KJBL
- Julesburg, Colorado; United States;
- Broadcast area: Northeastern Colorado and Panhandle area of Nebraska
- Frequency: 96.5 MHz

Programming
- Format: Classic hits

Ownership
- Owner: Armada Media - Mccook
- Sister stations: KHAQ, KXNP, KODY, KMTY, KUVR, KADL, KICX, KQHK, KBRL, KFNF, KSTH,

History
- First air date: February 2, 1999 (as KEGK)
- Former call signs: KEGK (1999–2001) KKAS (2001–2004) KKYT (2004–2005)

Technical information
- Licensing authority: FCC
- Facility ID: 84864
- Class: A
- ERP: 265 watts
- HAAT: -32.4 meters
- Transmitter coordinates: 40°59′18″N 102°15′44″W﻿ / ﻿40.98833°N 102.26222°W

Links
- Public license information: Public file; LMS;
- Webcast: Listen Live
- Website: highplainsradio.net/kjbl-96-5

= KJBL =

KJBL (96.5 FM) is a radio station licensed to Julesburg, Colorado, United States. The station is owned by Armada Media - Mccook.

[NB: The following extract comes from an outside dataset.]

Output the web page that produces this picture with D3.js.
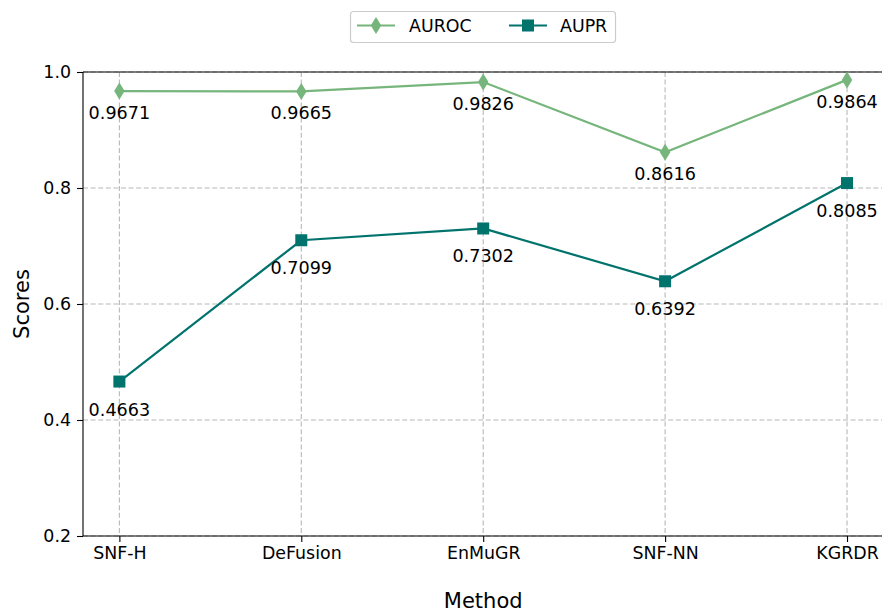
<!DOCTYPE html>
<html>
<head>
<meta charset="utf-8">
<script src="https://cdn.jsdelivr.net/npm/d3@7"></script>
<style>
  html, body { margin: 0; padding: 0; background: #ffffff; }
  svg { display: block; font-family: "DejaVu Sans", sans-serif; }
</style>
</head>
<body>
<svg id="chart" width="882" height="613"></svg>
<script>
// Methods compared and their scores
const methods = ["SNF-H", "DeFusion", "EnMuGR", "SNF-NN", "KGRDR"];
const auroc = [0.9671, 0.9665, 0.9826, 0.8616, 0.9864];
const aupr = [0.4663, 0.7099, 0.7302, 0.6392, 0.8085];
const yTicks = [0.2, 0.4, 0.6, 0.8, 1.0];
const seriesNames = ["AUROC", "AUPR"];
const seriesColors = ["#76b57b", "#00736d"];

const svg = d3.select("#chart");
const plotL = 83, plotR = 883.4, plotT = 72, plotB = 536;

const x = d3.scaleLinear().domain([-0.2, methods.length - 1 + 0.2]).range([plotL, plotR]);
const y = d3.scaleLinear().domain([0.2, 1.0]).range([plotB, plotT]);

// grid
const grid = svg.append("g").attr("stroke", "#b8b8b8").attr("stroke-width", 1.1)
  .attr("stroke-dasharray", "5,2.6");
methods.forEach((m, i) => {
  grid.append("line").attr("x1", x(i)).attr("x2", x(i)).attr("y1", plotT).attr("y2", plotB);
});
yTicks.forEach(t => {
  grid.append("line").attr("x1", plotL).attr("x2", plotR).attr("y1", y(t)).attr("y2", y(t));
});

// axes
const xAxis = d3.axisBottom(x).tickValues(d3.range(methods.length))
  .tickFormat(i => methods[i]).tickSize(6).tickPadding(5);
const yAxis = d3.axisLeft(y).tickValues(yTicks).tickFormat(d3.format(".1f"))
  .tickSize(6).tickPadding(6);

const gx = svg.append("g").attr("transform", `translate(0,${plotB})`).call(xAxis);
const gy = svg.append("g").attr("transform", `translate(${plotL},0)`).call(yAxis);
[gx, gy].forEach(g => {
  g.select(".domain").remove();
  g.selectAll("line").attr("stroke", "#000").attr("stroke-width", 1.1);
  g.selectAll("text").attr("font-size", 17.4).attr("fill", "#000")
    .attr("font-family", "DejaVu Sans, sans-serif");
});

// spines
const spines = svg.append("g").attr("stroke", "#000").attr("stroke-width", 1.1).attr("fill", "none");
spines.append("line").attr("x1", plotL).attr("x2", plotL).attr("y1", plotT).attr("y2", plotB);
spines.append("line").attr("x1", plotL).attr("x2", plotR).attr("y1", plotT).attr("y2", plotT);
spines.append("line").attr("x1", plotL).attr("x2", plotR).attr("y1", plotB).attr("y2", plotB);
spines.append("line").attr("x1", plotR).attr("x2", plotR).attr("y1", plotT).attr("y2", plotB);

// axis titles
svg.append("text").attr("x", (plotL + plotR) / 2).attr("y", 608).attr("text-anchor", "middle")
  .attr("font-size", 21).text("Method");
svg.append("text").attr("transform", `translate(28.5,${(plotT + plotB) / 2}) rotate(-90)`)
  .attr("text-anchor", "middle").attr("font-size", 21).text("Scores");

const diamond = (cx, cy, w, h) => `M${cx},${cy - h / 2}L${cx + w / 2},${cy}L${cx},${cy + h / 2}L${cx - w / 2},${cy}Z`;

// each series: connecting line, markers, and value labels under the markers
function drawSeries(vals, color, marker, labelOffset) {
  const line = d3.line().x((d, i) => x(i)).y(d => y(d));
  svg.append("path").datum(vals).attr("d", line).attr("fill", "none")
    .attr("stroke", color).attr("stroke-width", 2.2);
  const g = svg.append("g");
  vals.forEach((v, i) => {
    if (marker === "d") {
      g.append("path").attr("d", diamond(x(i), y(v), 10.5, 17)).attr("fill", color);
    } else {
      g.append("rect").attr("x", x(i) - 6).attr("y", y(v) - 6).attr("width", 12).attr("height", 12)
        .attr("fill", color);
    }
    g.append("text").attr("x", x(i)).attr("y", y(v) + labelOffset).attr("text-anchor", "middle")
      .attr("font-size", 17.6).attr("fill", "#000").text(v.toFixed(4));
  });
}
drawSeries(auroc, seriesColors[0], "d", 28);
drawSeries(aupr, seriesColors[1], "s", 34);

// legend
const lg = svg.append("g");
lg.append("rect").attr("x", 350.5).attr("y", 11.5).attr("width", 265).attr("height", 31)
  .attr("rx", 3).attr("fill", "#fff").attr("stroke", "#cccccc").attr("stroke-width", 1.2);
const legendItems = [
  { name: seriesNames[0], color: seriesColors[0], marker: "d", x0: 357, tx: 409 },
  { name: seriesNames[1], color: seriesColors[1], marker: "s", x0: 509, tx: 560 }
];
legendItems.forEach(it => {
  const cy = 25.5;
  lg.append("line").attr("x1", it.x0).attr("x2", it.x0 + 38).attr("y1", cy).attr("y2", cy)
    .attr("stroke", it.color).attr("stroke-width", 2.2);
  if (it.marker === "d") {
    lg.append("path").attr("d", diamond(it.x0 + 19, cy, 10.5, 17)).attr("fill", it.color);
  } else {
    lg.append("rect").attr("x", it.x0 + 13).attr("y", cy - 6).attr("width", 12).attr("height", 12)
      .attr("fill", it.color);
  }
  lg.append("text").attr("x", it.tx).attr("y", cy + 6).attr("font-size", 17.4).text(it.name);
});
</script>
</body>
</html>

Along with carrying classic hits, the station airs local high school football games. The station carries local news as well. Music on KJBL is primarily satellite fed.

==History==
The station was assigned the call letters KEGK on February 26, 1999. On July 24, 2001, the station changed its call sign to KKAS and on July 7, 2004, to KKYT. After a period off air, on January 14, 2005, the station became the current KJBL. Beginning in 2005, the station aired primarily a country music format, however this soon was changed to classic hits.